No han sido menores los frentes que ha resuelto con solvencia de puertas para dentro de la Iglesia. La crisis de los abusos ha supuesto un varapalo para la credibilidad eclesial, propiciado no solo por los errores del pasado, sino por la falta de conversión a las víctimas, por demorar en exceso una respuesta contundente frente al encubrimiento y el silencio, y por continuar buscando todavía excusas para un escándalo que no tiene nada de justificable. En medio de esta encrucijada, al menos el nuevo plan de reparación integral parece asentar las bases de cómo tiene que ser el acompañamiento a las víctimas para que estén en el epicentro de toda acción, ejecutarse la tolerancia cero a los depredadores y aplicar una inexcusable prevención tanto de los menores como de los adultos.

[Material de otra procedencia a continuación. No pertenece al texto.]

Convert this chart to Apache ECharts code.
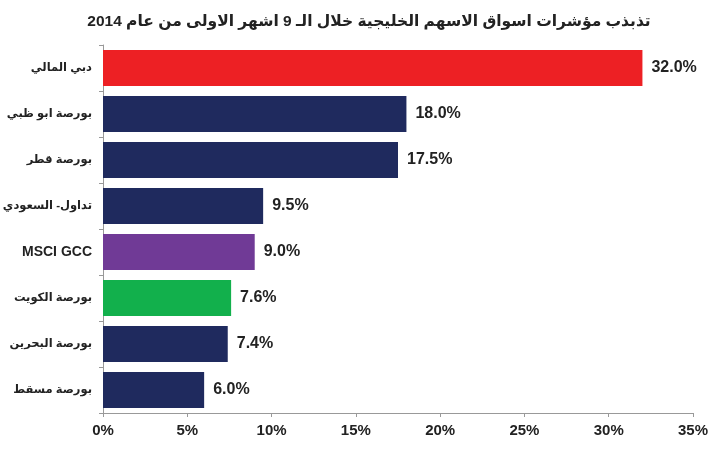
<!DOCTYPE html>
<html>
<head>
<meta charset="utf-8">
<script src="https://cdn.jsdelivr.net/npm/echarts@6/dist/echarts.min.js"></script>
<style>
  html, body { margin: 0; padding: 0; background: #fff; }
  #main { width: 718px; height: 450px; }
</style>
</head>
<body>
<div id="main"></div>
<script>
var categories = ['دبي المالي', 'بورصة ابو ظبي', 'بورصة قطر', 'تداول- السعودي', 'MSCI GCC', 'بورصة الكويت', 'بورصة البحرين', 'بورصة مسقط'];
var values = [32.0, 18.0, 17.5, 9.5, 9.0, 7.6, 7.4, 6.0];
var barColors = ['#ED2024', '#1F2A5E', '#1F2A5E', '#1F2A5E', '#703A96', '#12B04C', '#1F2A5E', '#1F2A5E'];

var font = "'Liberation Sans Narrow', 'Liberation Sans', 'DejaVu Sans', sans-serif";

var myChart = echarts.init(document.getElementById('main'));
var option = {
    animation: false,
    title: {
        text: 'تذبذب مؤشرات اسواق الاسهم الخليجية خلال الـ 9 اشهر الاولى من عام 2014',
        left: 364,
        top: 9,
        textAlign: 'center',
        textStyle: { fontFamily: font, fontSize: 15.5, fontWeight: 'bold', color: '#222' }
    },
    grid: { left: 103, right: 25, top: 45, bottom: 37, outerBoundsMode: 'none', containLabel: false },
    xAxis: {
        type: 'value',
        min: 0,
        max: 35,
        interval: 5,
        splitLine: { show: false },
        axisLine: { show: true, lineStyle: { color: '#999' } },
        axisTick: { show: true, length: 4, lineStyle: { color: '#999' } },
        axisLabel: {
            formatter: '{value}%',
            margin: 10,
            fontFamily: font, fontSize: 15, fontWeight: 'bold', color: '#222'
        }
    },
    yAxis: {
        type: 'category',
        data: categories,
        inverse: true,
        axisLine: { show: true, lineStyle: { color: '#999' } },
        axisTick: { show: true, length: 4, lineStyle: { color: '#999' } },
        axisLabel: {
            margin: 11,
            fontFamily: font, fontSize: 11.5, fontWeight: 'bold', color: '#222',
            // latin label is drawn bigger in the original
            formatter: function (v) {
                return /^[A-Z ]+$/.test(v) ? '{big|' + v + '}' : v;
            },
            rich: {
                big: { fontFamily: font, fontSize: 14, fontWeight: 'bold', color: '#222' }
            }
        }
    },
    series: [{
        type: 'bar',
        data: values.map(function (v, i) {
            return { value: v, itemStyle: { color: barColors[i] } };
        }),
        barCategoryGap: '22%',
        label: {
            show: true,
            position: 'right',
            distance: 9,
            formatter: function (p) { return p.value.toFixed(1) + '%'; },
            fontFamily: font, fontSize: 16, fontWeight: 'bold', color: '#222'
        }
    }]
};
myChart.setOption(option);
</script>
</body>
</html>
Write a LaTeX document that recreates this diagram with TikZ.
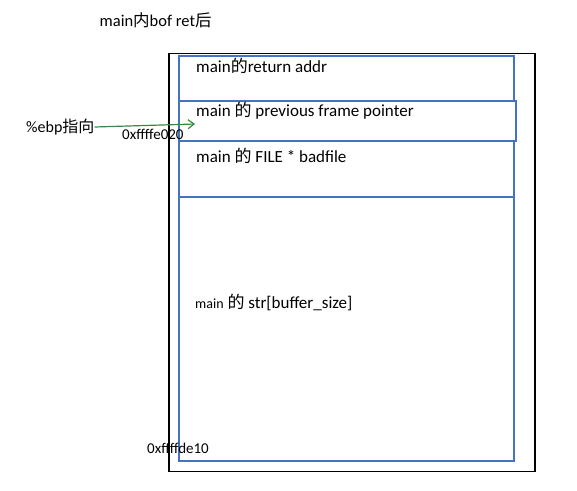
\documentclass[tikz,border=0pt]{standalone}
\usepackage{fontspec}
\setmainfont{Carlito}
\newfontfamily\cjk{Noto Sans CJK SC}
\usetikzlibrary{positioning, arrows.meta, calc}
\newcommand{\zh}[1]{{\cjk #1}}
\definecolor{boxblue}{RGB}{68,114,196}
\definecolor{ptrgreen}{RGB}{56,135,70}

\begin{document}
\begin{tikzpicture}[x=1pt, y=-1pt,
    cell/.style={draw=boxblue, line width=1.3pt, minimum width=335pt, inner sep=0pt, outer sep=0pt},
    lbl/.style={inner sep=0pt, font=\fontsize{17}{20}\selectfont, anchor=west},
    addr/.style={inner sep=0pt, font=\fontsize{15}{18}\selectfont, anchor=west}]
    \useasboundingbox (0,0) rectangle (577,490);

    \node[lbl, font=\fontsize{16.5}{19}\selectfont] (title) at (99.5,20) {main\zh{内}bof ret\zh{后}};

    \node[draw, line width=1.5pt, minimum width=366pt, minimum height=418pt,
          inner sep=0pt, anchor=north west] (frame) at (168,52.7) {};
    \node[cell, minimum height=45pt, anchor=north west] (ret) at (179,56) {};
    \node[cell, minimum height=40pt, minimum width=337pt, anchor=north west] (prev) at (ret.south west) {};
    \node[cell, minimum height=56pt, anchor=north west] (file) at (prev.south west) {};
    \node[cell, minimum height=264pt, anchor=north west] (str) at (file.south west) {};

    \node[lbl] (tret) at ($(ret.north west)+(17,10)$) {main\zh{的}return addr};
    \node[lbl] (tprev) at ($(prev.north west)+(17,10)$) {main \zh{的} previous frame pointer};
    \node[lbl] (tfile) at ($(file.north west)+(17,15)$) {main \zh{的} FILE * badfile};
    \node[lbl] (tstr) at ($(str.north west)+(16,105)$) {{\fontsize{14}{16}\selectfont main} \zh{的} str[buffer\_size]};

    \node[lbl, font=\fontsize{16}{19}\selectfont] (ebp) at (26,127) {\%ebp\zh{指向}};
    \coordinate (tip) at (195,124);
    \draw[ptrgreen, line width=1.2pt, -{Straight Barb[length=6pt, width=9pt]}] (ebp.east) -- (tip);
    \node[addr] (hi) at (122,134) {0xffffe020};
    \node[addr] (lo) at (147,448) {0xffffde10};
\end{tikzpicture}
\end{document}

Esta lacra de la pederastia pone de manifiesto también las diferentes velocidades y sensibilidades existentes entre los propios obispos ante esta y otras cuestiones de vital importancia para la Iglesia en España. Lamentablemente, la polarización global se ha colado también en la Iglesia y ha amenazado en no pocas ocasiones con fracturar la comunión entre los pastores. La capacidad del cardenal Omella para trabajar en equipo y saber navegar en medio de las tormentas sin hacer volcar la barca ha permitido que primara el consenso, limando posturas enconadas.

Aterrizar las reformas de Francisco

De ahí, la trascendencia de esta elección que los obispos tienen entre manos, en la que los nombres de los candidatos han de pasar a un segundo plano para que verdaderamente disciernan sobre el presente y el futuro de la Iglesia española que, todavía hoy, sigue algo renqueante a la hora de aterrizar las reformas de Francisco, que no son otras que las apuestas del Concilio Vaticano II y las bienaventuranzas de Jesús de Nazaret. Una conversión pastoral y misionera que no pasa por luchas de poder, ni por bandos enconados, ni por campañas electorales, sino por redescubrir que ese ‘todos, todos, todos’ exige una cultura del encuentro sinodal que entienda el timón y la responsabilidad que se confía al presidente de la Conferencia Episcopal y que reside en toda la Asamblea Plenaria como servicio y nunca como poder.